Factor of Production

How will Nashville grow?

November 19, 2007 · Leave a Comment

Nashville is expanding at an enormous rate, with expensive, new condo units being flung up all around the city, the Predators professional hockey time avoiding a sell-out to a Canadian millionaire, the proposal of the tallest building in the South, the relocation of several corporate headquarters and other accolades.

Why the sudden growth?

The U.S. population is re-aligning itself toward the South and Southwest, and with population growth comes progress — or at least that’s the idea. Favorable climate and low taxes (and zero income tax) help attract companies to the city, and there’s plenty of room for growth. A string of two exceptional, pro-growth mayors helped direct the tempo of the city’s expansion.

Mayor Phil Bredesen (who then became Tennessee’s multi-term governor) and Bill Purcell helped direct a solid course of economic development, but not one very reliant on economic incentives. Some saw the absence of tax breaks and benefits as a good precedent for economic development, while others disagreed. Nashville’s new mayor, Karl Dean, is left with the daunting task of continuing the work of Bredesen and Purcell.

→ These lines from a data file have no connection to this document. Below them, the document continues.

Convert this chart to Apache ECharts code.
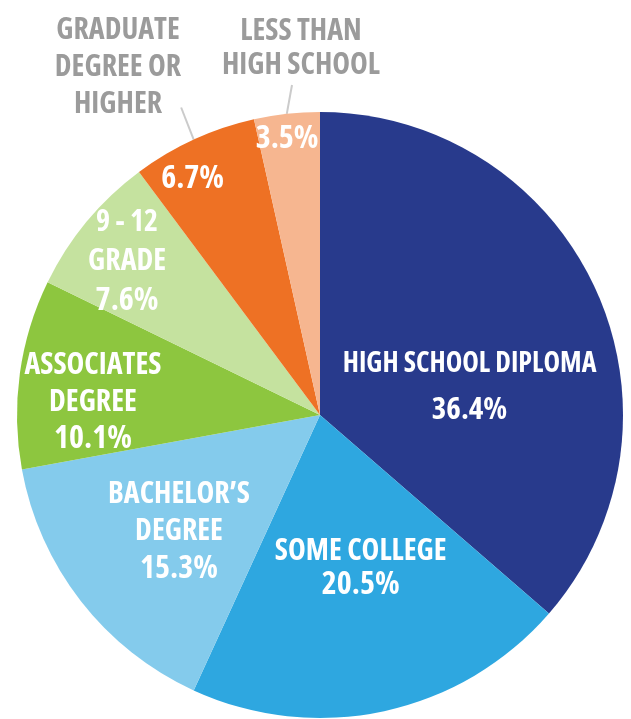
<!DOCTYPE html>
<html>
<head>
<meta charset="utf-8">
<script src="https://cdn.jsdelivr.net/npm/echarts@6/dist/echarts.min.js"></script>
<style>
  html, body { margin: 0; padding: 0; background: #fff; }
  #chart { width: 631px; height: 719px; }
</style>
</head>
<body>
<div id="chart"></div>
<script>
// education levels, clockwise from 12 o'clock
const categories = ['HIGH SCHOOL DIPLOMA', 'SOME COLLEGE', 'BACHELOR\u2019S\nDEGREE', 'ASSOCIATES\nDEGREE', '9 - 12\nGRADE', 'GRADUATE\nDEGREE OR\nHIGHER', 'LESS THAN\nHIGH SCHOOL']
const shares = [36.4, 20.5, 15.3, 10.1, 7.6, 6.7, 3.5]
const colors = ['#283a8c', '#2ea7e0', '#84cbec', '#8dc63f', '#c5e29f', '#ee7124', '#f6b690']

// which slices carry their name inside, the rest get a grey name outside
const nameInside = [true, true, true, true, true, false, false]
const insideOffset = [[9, 36], [8, 2], [-19, 22], [-74, 8], [-74, -55], [-63, -96], [-16, -123]]
const insideLineHeight = [46, 34, 37, 37, 39, 36, 36]
const nameSize = [28, 30, 30, 30, 30, 30, 30]
const pctSize = [31, 32, 32, 32, 32, 32, 32]
// outside name: [x, top, lineHeight, padding] - padding steers where the leader line attaches
const outsidePlace = {
  5: [118, 12, 37, [0, 0, 80, 0]],
  6: [292, 14, 34, [0, 0, 3, 18]]
}

// "bold condensed" ends up in the canvas font string, Open Sans has a width axis
const fontWeight = 'bold condensed'
const font = '"Open Sans", Roboto, sans-serif'

const chart = echarts.init(document.getElementById('chart'))

const innerData = categories.map((name, i) => {
  const lines = nameInside[i] ? name.split('\n').map(s => '{n|' + s + '}') : []
  lines.push('{p|' + shares[i].toFixed(1) + '%}')
  return {
    name: name,
    value: shares[i],
    itemStyle: { color: colors[i] },
    label: {
      offset: insideOffset[i],
      formatter: lines.join('\n'),
      rich: {
        n: { fontSize: nameSize[i], lineHeight: insideLineHeight[i], fontFamily: font, fontWeight: fontWeight, color: '#fff', align: 'center' },
        p: { fontSize: pctSize[i], lineHeight: insideLineHeight[i], fontFamily: font, fontWeight: fontWeight, color: '#fff', align: 'center' }
      }
    }
  }
})

const outerData = categories.map((name, i) => {
  const place = outsidePlace[i]
  return {
    name: name,
    value: shares[i],
    label: place ? { show: true, lineHeight: place[2], padding: place[3] } : { show: false },
    labelLine: { show: !!place }
  }
})

chart.setOption({
  animation: false,
  series: [
    {
      type: 'pie',
      center: [320, 415],
      radius: [0, 303],
      startAngle: 90,
      clockwise: true,
      silent: true,
      avoidLabelOverlap: false,
      itemStyle: { borderWidth: 0 },
      label: {
        position: 'inside',
        color: '#fff',
        fontFamily: font,
        fontWeight: fontWeight,
        fontSize: 30,
        align: 'center',
        overflow: 'none'
      },
      labelLine: { show: false },
      data: innerData
    },
    {
      type: 'pie',
      center: [320, 415],
      radius: [0, 303],
      startAngle: 90,
      clockwise: true,
      silent: true,
      avoidLabelOverlap: false,
      itemStyle: { color: 'rgba(0,0,0,0)' },
      label: {
        position: 'outside',
        color: '#9b9b9b',
        fontFamily: font,
        fontWeight: fontWeight,
        fontSize: 30,
        align: 'center',
        overflow: 'none'
      },
      labelLine: {
        length: 30,
        length2: 0,
        lineStyle: { color: '#cbcbcb', width: 2 }
      },
      labelLayout: function (p) {
        const place = outsidePlace[p.dataIndex]
        if (!place) return {}
        return { x: place[0], y: place[1], align: 'center', verticalAlign: 'top' }
      },
      data: outerData
    }
  ]
})
</script>
</body>
</html>
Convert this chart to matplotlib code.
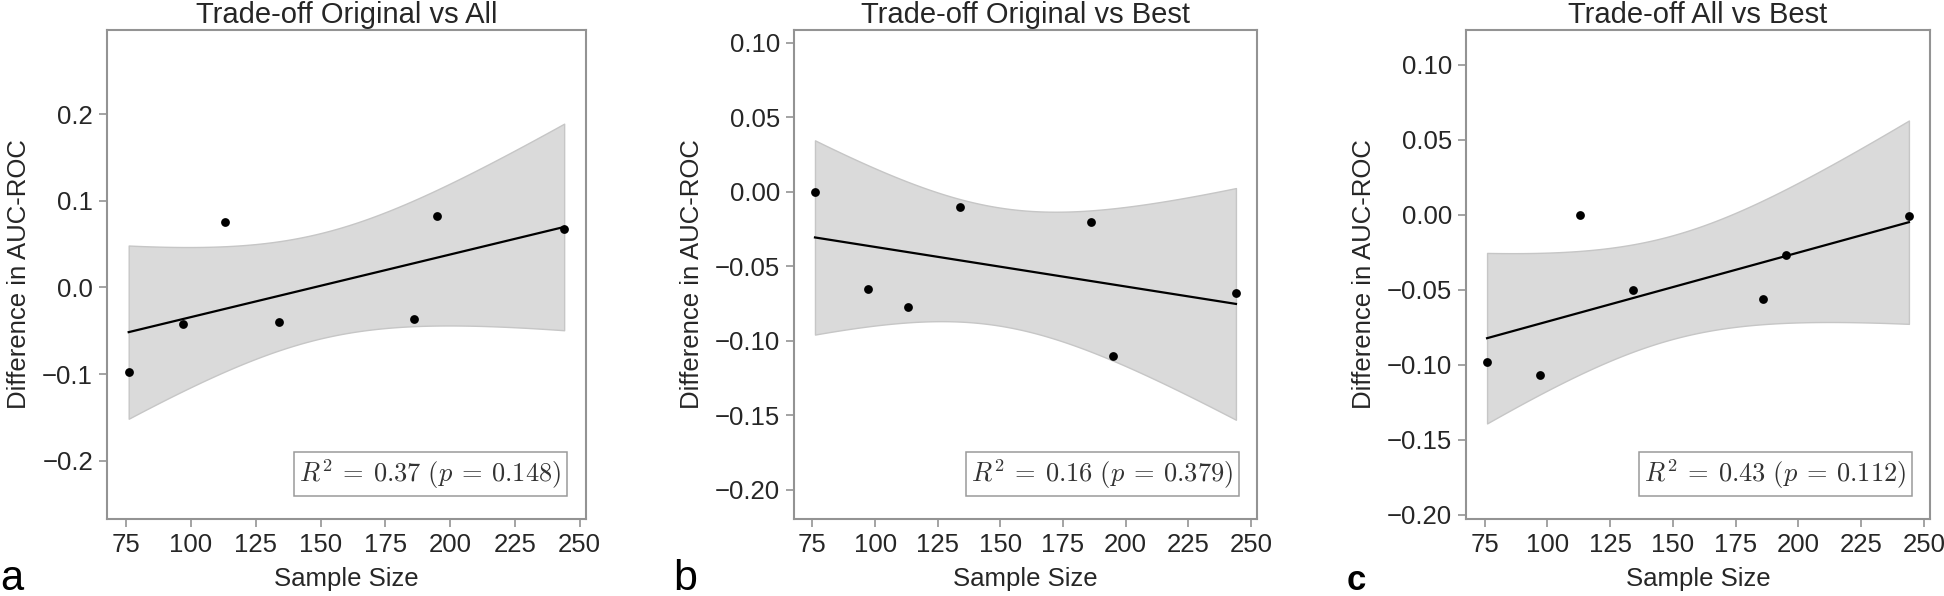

The City Paper takes an intelligent look today on what we may expect from the Dean administration.

Many cities across the country play the incentive game. Nashville has been fortunate in a certain respect. Its economy has been so good that the lack of incentives offered to attract companies has been overshadowed by success in attracting companies.

While Purcell was mayor, Nashville proper landed Caremark Rx, LP and Asurion. The first two located downtown. Those wins as well as other headquarters coming to the region made top Expansion Management magazine’s list of hottest cities for relocating companies two years in a row.

In Dean’s office, there is an internal mantra regarding economic development – “We’re open for business but in a thoughtful and responsible way.”

Now, that might cause some people to cock their heads a bit, thinking, wait, “We saw eight years of that already.”